Investigators have stepped up their hunt for those responsible for killing 19 people at a luxury hotel in Bamako earlier this week. Police believe two foreigners masterminded Friday's siege.
Police sources said on Sunday that "two foreigners," along with "three or four accomplices," are suspected of carrying out a jihadist siege at the Radisson Blu Hotel in Mali's capital on Friday, which left nearly 20 people dead.
Agence-France Presse cited two separate police sources, who spoke to the news agency on condition of anonymity, as police widened their net for those responsible for the hostage drama.
Investigators were combing through the hotel and recovered several items which could help the enquiry, one source said.
Gunmen went on a rampage in the hotel from the early morning on Friday, shooting in the corridors and taking 170 guests and staff hostage.
The attack was claimed by the Al-Murabitoun group, an al Qaeda affiliate led by Mokhtar Belmokhtar, a notorious one-eyed Algerian militant.
The assault ended when Malian and international troops stormed the building. Nineteen people and two attackers were killed.

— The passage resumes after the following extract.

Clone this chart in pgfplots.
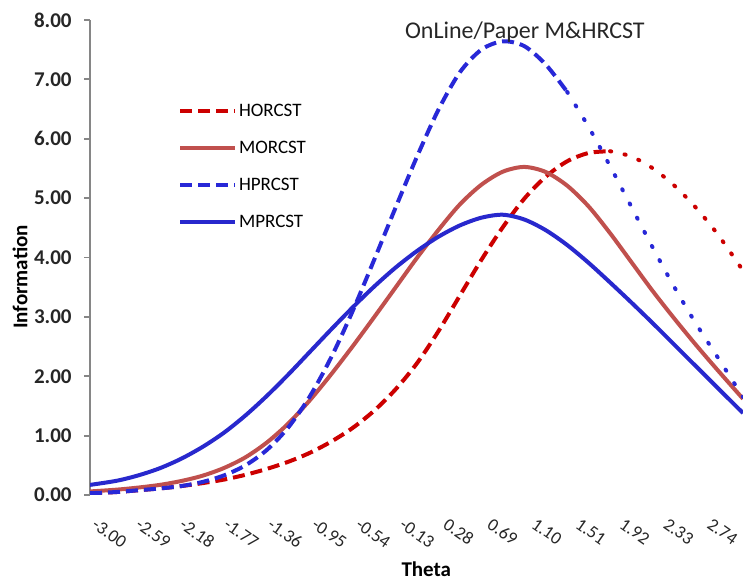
\documentclass[border=0pt]{standalone}
\usepackage{fontspec}
\setmainfont{Carlito}
\usepackage{pgfplots}
\pgfplotsset{compat=1.18}
\usepackage{pgfplotstable}

\definecolor{hor}{RGB}{204,0,0}
\definecolor{mor}{RGB}{192,80,77}
\definecolor{hpr}{RGB}{40,40,215}
\definecolor{mpr}{RGB}{40,40,205}
\definecolor{axgray}{RGB}{134,134,134}

\pgfplotstableread{
theta HOR MOR HPR MPR
-3.05 0.03 0.06 0.03 0.17
-2.8 0.05 0.09 0.05 0.24
-2.6 0.08 0.125 0.08 0.33
-2.4 0.11 0.17 0.11 0.45
-2.2 0.15 0.235 0.15 0.61
-2.0 0.20 0.325 0.22 0.81
-1.8 0.26 0.455 0.33 1.05
-1.6 0.34 0.635 0.50 1.34
-1.4 0.44 0.885 0.76 1.67
-1.2 0.56 1.205 1.14 2.03
-1.0 0.71 1.595 1.66 2.41
-0.8 0.90 2.035 2.32 2.79
-0.6 1.13 2.505 3.10 3.16
-0.4 1.42 2.995 3.96 3.51
-0.2 1.78 3.495 4.84 3.83
0.0 2.22 3.995 5.70 4.11
0.2 2.76 4.465 6.49 4.35
0.4 3.36 4.895 7.12 4.54
0.6 3.96 5.225 7.50 4.67
0.8 4.51 5.445 7.64 4.72
1.0 4.99 5.525 7.56 4.64
1.2 5.36 5.44 7.25 4.46
1.4 5.62 5.21 6.79 4.21
1.6 5.76 4.86 6.20 3.91
1.8 5.79 4.41 5.54 3.58
2.0 5.70 3.92 4.85 3.24
2.2 5.50 3.43 4.16 2.89
2.4 5.21 2.97 3.50 2.53
2.6 4.84 2.53 2.89 2.17
2.8 4.40 2.11 2.33 1.81
3.04 3.78 1.62 1.65 1.38
}\infodata

\begin{document}
\begin{tikzpicture}
\useasboundingbox (0,0) rectangle (371.5pt,290.5pt);
\begin{axis}[
  at={(45pt,43pt)}, anchor=south west,
  scale only axis, width=326.5pt, height=237.5pt,
  xmin=-3.05, xmax=3.04, ymin=0, ymax=8,
  axis lines*=left,
  x axis line style={draw=none},
  y axis line style={axgray, line width=0.9pt},
  xtick={-3.00,-2.59,-2.18,-1.77,-1.36,-0.95,-0.54,-0.13,0.28,0.69,1.10,1.51,1.92,2.33,2.74},
  xticklabels={-3.00,-2.59,-2.18,-1.77,-1.36,-0.95,-0.54,-0.13,0.28,0.69,1.10,1.51,1.92,2.33,2.74},
  ytick={0,1,2,3,4,5,6,7,8},
  yticklabels={0.00,1.00,2.00,3.00,4.00,5.00,6.00,7.00,8.00},
  tick align=outside,
  x tick style={draw=none},
  y tick style={axgray, line width=0.9pt},
  major tick length=3pt,
  xticklabel style={xshift=1pt, yshift=-8pt, rotate=-35, anchor=north west, inner sep=0pt, font=\fontsize{9}{10.5}\selectfont, text=black!85},
  yticklabel style={font=\bfseries\fontsize{10.5}{12}\selectfont, text=black!85, anchor=east, inner sep=0pt, xshift=-6pt},
  xlabel={Theta}, ylabel={Information},
  xlabel style={font=\bfseries\fontsize{10.5}{12}\selectfont, at={(axis description cs:0.515,-0.157)}, anchor=center},
  ylabel style={font=\bfseries\fontsize{10.5}{12}\selectfont, at={(axis description cs:-0.107,0.459)}, anchor=center, rotate=0},
  legend style={draw=none, fill=none, at={(axis description cs:0.125,0.84)}, anchor=north west,
    font=\fontsize{9.5}{11}\selectfont, row sep=7.5pt, column sep=0pt,
    nodes={inner sep=1pt, text height=7pt, text depth=2pt}},
  legend cell align=left,
  legend image code/.code={\draw[#1] (0pt,0pt) -- (27.5pt,0pt);},
  clip=true,
]
\draw[axgray, line width=3pt] ([yshift=-2pt]rel axis cs:0,0) -- ([yshift=-2pt]rel axis cs:1,0);

\addplot[hor, line width=2pt, dash pattern=on 6pt off 3pt, smooth, restrict x to domain=-4:1.8] table[x=theta, y=HOR] {\infodata};
\addlegendentry{HORCST}
\addplot[mor, line width=2pt, smooth] table[x=theta, y=MOR] {\infodata};
\addlegendentry{MORCST}
\addplot[hpr, line width=2pt, dash pattern=on 6pt off 3pt, smooth, restrict x to domain=-4:1.4] table[x=theta, y=HPR] {\infodata};
\addlegendentry{HPRCST}
\addplot[mpr, line width=2pt, smooth] table[x=theta, y=MPR] {\infodata};
\addlegendentry{MPRCST}

\addplot[hor, line width=2pt, line cap=round, dash pattern=on 0.6pt off 6.8pt, smooth, restrict x to domain=1.8:4, forget plot] table[x=theta, y=HOR] {\infodata};
\addplot[hpr, line width=2pt, line cap=round, dash pattern=on 0.6pt off 7.4pt, smooth, restrict x to domain=1.4:4, forget plot] table[x=theta, y=HPR] {\infodata};

\node[font=\fontsize{12}{14}\selectfont, text=black!85] at (axis description cs:0.666,0.975) {OnLine/Paper M\&HRCST};
\end{axis}
\end{tikzpicture}
\end{document}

Among the victims were six Russians, three Chinese, two Belgians, an American, an Israeli, a Senegalese and a member of the Malian special forces.

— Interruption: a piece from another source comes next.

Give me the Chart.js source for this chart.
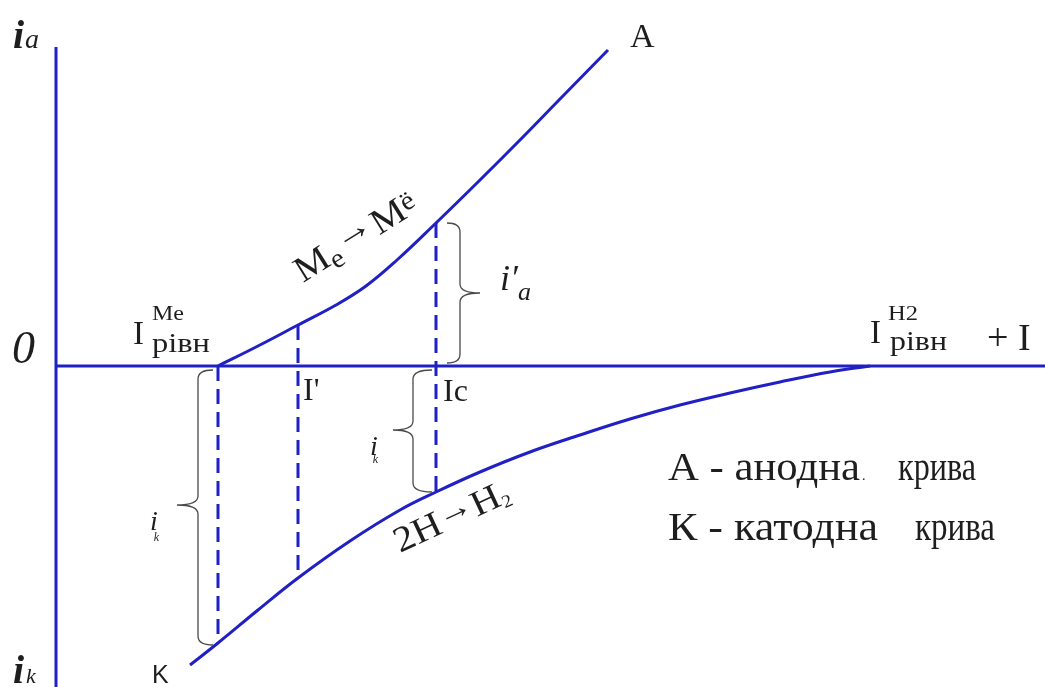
<!DOCTYPE html>
<html>
<head>
<meta charset="utf-8">
<script src="https://cdn.jsdelivr.net/npm/chart.js@4/dist/chart.umd.min.js"></script>
<style>
  html, body { margin: 0; padding: 0; background: #fff; }
  canvas { display: block; }
</style>
</head>
<body>
<canvas id="chart" width="1045" height="687"></canvas>
<script>
// potential on x, current on y (anodic current up, cathodic down)
const anodeX = [16.2, 20.2, 24.2, 28.0, 31.0, 34.1, 38.0, 42.4, 46.4, 50.4, 55.2];
const anodeY = [0, 2.0, 4.1, 6.1, 8.0, 10.6, 14.3, 18.6, 22.6, 26.7, 31.6];
const cathodeX = [13.4, 16.2, 20.2, 24.2, 29.4, 34.4, 38.0, 42.4, 47.4, 52.4, 57.4, 62.4, 67.4, 72.4, 77.4, 81.4];
const cathodeY = [-29.9, -27.7, -24.4, -21.2, -17.5, -14.4, -12.6, -10.6, -8.6, -6.9, -5.3, -3.9, -2.7, -1.6, -0.6, 0];
// verticals at I_рівн(Me), I' and Ic
const dropX = [16.2, 24.2, 38.0];
const dropTop = [0, 4.1, 14.3];
const dropBottom = [-27.7, -21.2, -12.6];
const axisYTop = 31.9, axisYBottom = -32.1, axisXRight = 98.9;

const BLUE = "#2020c4";
const INK = "#1e1e1e";
const SERIF = "'Liberation Serif', 'DejaVu Serif', serif";

const zip = (xs, ys) => xs.map((x, i) => ({ x, y: ys[i] }));

const datasets = [
  { data: [{ x: 0, y: axisYBottom }, { x: 0, y: axisYTop }] },
  { data: [{ x: 0, y: 0 }, { x: axisXRight, y: 0 }] },
  { data: zip(anodeX, anodeY), tension: 0.4 },
  { data: zip(cathodeX, cathodeY), tension: 0.4 }
];
dropX.forEach((x, i) => {
  datasets.push({
    data: [{ x, y: dropTop[i] }, { x, y: dropBottom[i] }],
    borderDash: [15, 8]
  });
});
datasets.forEach(d => {
  d.showLine = true;
  d.pointRadius = 0;
  d.borderWidth = 3;
  d.borderColor = BLUE;
  d.fill = false;
  d.clip = false;
});

// curly braces: hook x, spine x, tip x, top y, bottom y, tip y
const braces = [
  [15.7, 14.2, 12.1, -0.4, -27.9, -13.9],
  [39.1, 40.4, 42.4, 14.3, 0.3, 7.3],
  [37.6, 35.7, 33.7, -0.4, -12.6, -6.4]
];

function drawBrace(ctx, xs, ys, b) {
  const [hx, sx, tx, y1, y2, ym] = b;
  const H = xs.getPixelForValue(hx), S = xs.getPixelForValue(sx), T = xs.getPixelForValue(tx);
  const A = ys.getPixelForValue(y1), B = ys.getPixelForValue(y2), M = ys.getPixelForValue(ym);
  const r = 9 * Math.sign(B - A);
  ctx.beginPath();
  ctx.moveTo(H, A);
  ctx.quadraticCurveTo(S, A, S, A + r);
  ctx.lineTo(S, M - r);
  ctx.quadraticCurveTo(S, M, T, M);
  ctx.quadraticCurveTo(S, M, S, M + r);
  ctx.lineTo(S, B - r);
  ctx.quadraticCurveTo(S, B, H, B);
  ctx.stroke();
}

// runs of text drawn one after another: [text, font, baseline shift, gap before]
function runsWidth(ctx, runs) {
  return runs.reduce((w, [t, font, dy, dx]) => {
    ctx.font = font;
    return w + (dx || 0) + ctx.measureText(t).width;
  }, 0);
}

function drawRuns(ctx, runs) {
  let cx = 0;
  runs.forEach(([t, font, dy, dx]) => {
    ctx.font = font;
    cx += dx || 0;
    ctx.fillText(t, cx, dy || 0);
    cx += ctx.measureText(t).width;
  });
}

// label anchors in data units, angle in degrees, fit = width in px to stretch to
const labels = [
  { at: [-4.3, 31.8], runs: [["i", "bold italic 40px " + SERIF], ["a", "italic 28px " + SERIF, 0, 1]] },
  { at: [-4.3, -31.7], runs: [["i", "bold italic 40px " + SERIF], ["k", "italic 22px " + SERIF, 0, 2]] },
  { at: [-4.4, 0.3], runs: [["0", "italic 46px " + SERIF]] },
  { at: [7.7, 2.2], runs: [["I", "33px " + SERIF]] },
  { at: [9.6, 4.6], fit: 32, runs: [["Me", "20px " + SERIF]] },
  { at: [9.6, 1.4], fit: 58, runs: [["рівн", "28px " + SERIF]] },
  { at: [81.4, 2.3], runs: [["I", "33px " + SERIF]] },
  { at: [83.2, 4.6], fit: 30, runs: [["H2", "20px " + SERIF]] },
  { at: [83.4, 1.6], fit: 57, runs: [["рівн", "28px " + SERIF]] },
  { at: [93.1, 1.6], runs: [["+ I", "38px " + SERIF]] },
  { at: [57.4, 31.9], runs: [["A", "34px " + SERIF]] },
  { at: [9.6, -31.7], runs: [["K", "25px 'Liberation Sans', Arial, sans-serif"]] },
  { at: [24.7, -3.4], runs: [["I'", "32px " + SERIF]] },
  { at: [38.7, -3.5], runs: [["Ic", "32px " + SERIF]] },
  { at: [44.4, 7.6], runs: [["i′", "italic 36px " + SERIF], ["a", "italic 26px " + SERIF, 10, 0]] },
  { at: [31.4, -8.9], runs: [["i", "italic 28px " + SERIF], ["k", "italic 12px " + SERIF, 8, -5]] },
  { at: [9.4, -16.4], runs: [["i", "italic 28px " + SERIF], ["k", "italic 12px " + SERIF, 11, -4]] },
  { at: [24.7, 8.3], angle: -32, fit: 138, runs: [
    ["M", "36px " + SERIF], ["e", "27px " + SERIF, 6],
    ["→", "36px " + SERIF, -7, 1], ["M", "36px " + SERIF, 0, 1], ["ë", "27px " + SERIF, -6]
  ] },
  { at: [34.4, -18.7], angle: -25, fit: 124, runs: [
    ["2H", "36px " + SERIF], ["→", "32px " + SERIF, -6], ["H", "36px " + SERIF], ["2", "18px " + SERIF, 4]
  ] },
  { at: [61.2, -11.4], fit: 192, runs: [["А - анодна", "39px " + SERIF]] },
  { at: [80.6, -11.4], runs: [[".", "14px " + SERIF]] },
  { at: [84.2, -11.4], fit: 78, runs: [["крива", "39px " + SERIF]] },
  { at: [61.2, -17.4], fit: 210, runs: [["К - катодна", "39px " + SERIF]] },
  { at: [85.9, -17.4], fit: 80, runs: [["крива", "39px " + SERIF]] }
];

const annotations = {
  id: "annotations",
  afterDatasetsDraw(chart) {
    const { ctx, scales: { x: xs, y: ys } } = chart;
    ctx.save();
    ctx.strokeStyle = "#4a4a4a";
    ctx.lineWidth = 1.3;
    braces.forEach(b => drawBrace(ctx, xs, ys, b));
    ctx.fillStyle = INK;
    ctx.textBaseline = "alphabetic";
    labels.forEach(l => {
      ctx.save();
      ctx.translate(xs.getPixelForValue(l.at[0]), ys.getPixelForValue(l.at[1]));
      if (l.angle) ctx.rotate(l.angle * Math.PI / 180);
      if (l.fit) ctx.scale(l.fit / runsWidth(ctx, l.runs), 1);
      drawRuns(ctx, l.runs);
      ctx.restore();
    });
    ctx.restore();
  }
};

new Chart(document.getElementById("chart"), {
  type: "scatter",
  data: { datasets },
  options: {
    responsive: false,
    animation: false,
    layout: { padding: 0 },
    plugins: { legend: { display: false }, tooltip: { enabled: false } },
    scales: {
      x: { type: "linear", min: -5.6, max: 98.9, display: false },
      y: { type: "linear", min: -32.1, max: 36.6, display: false }
    }
  },
  plugins: [annotations]
});
</script>
</body>
</html>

Bamako's streets have returned to normal following Friday's attack despite a state of emergency, which bans all rallies and street protests.

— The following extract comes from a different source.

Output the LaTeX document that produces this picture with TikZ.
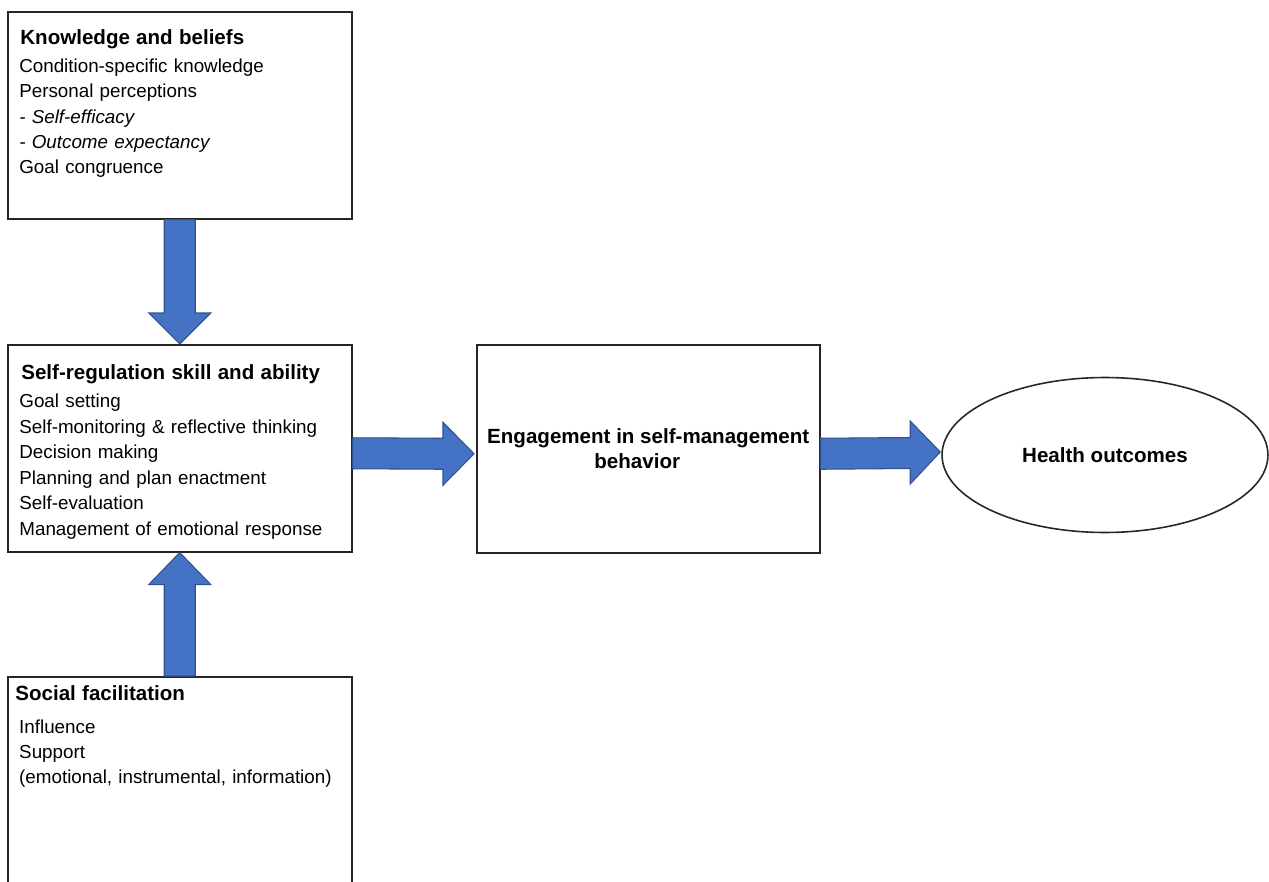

Security has remained high at the major hotels in the Malian capital, with several hotels reporting numerous cancellations following the attack.
The country was due to begin three days of mourning on Monday.
Peace at risk?
Authorities say the siege was a clear attempt to derail a fragile peace process meant to stabilize the country's volatile north, after an al Qaeda-linked group had captured large areas of the country.
The Radisson Blu hotel had been set to host a meeting on implementing the latest peace accords.
Pope Francis on Sunday offered his condolences to the Malian people, in the form of a telegram to the archbishop of Bamako.
The pontiff, who travels to Africa this week, said he was "appalled by this senseless violence" and hoped for "the conversion of hearts and the gift of peace" in the troubled country.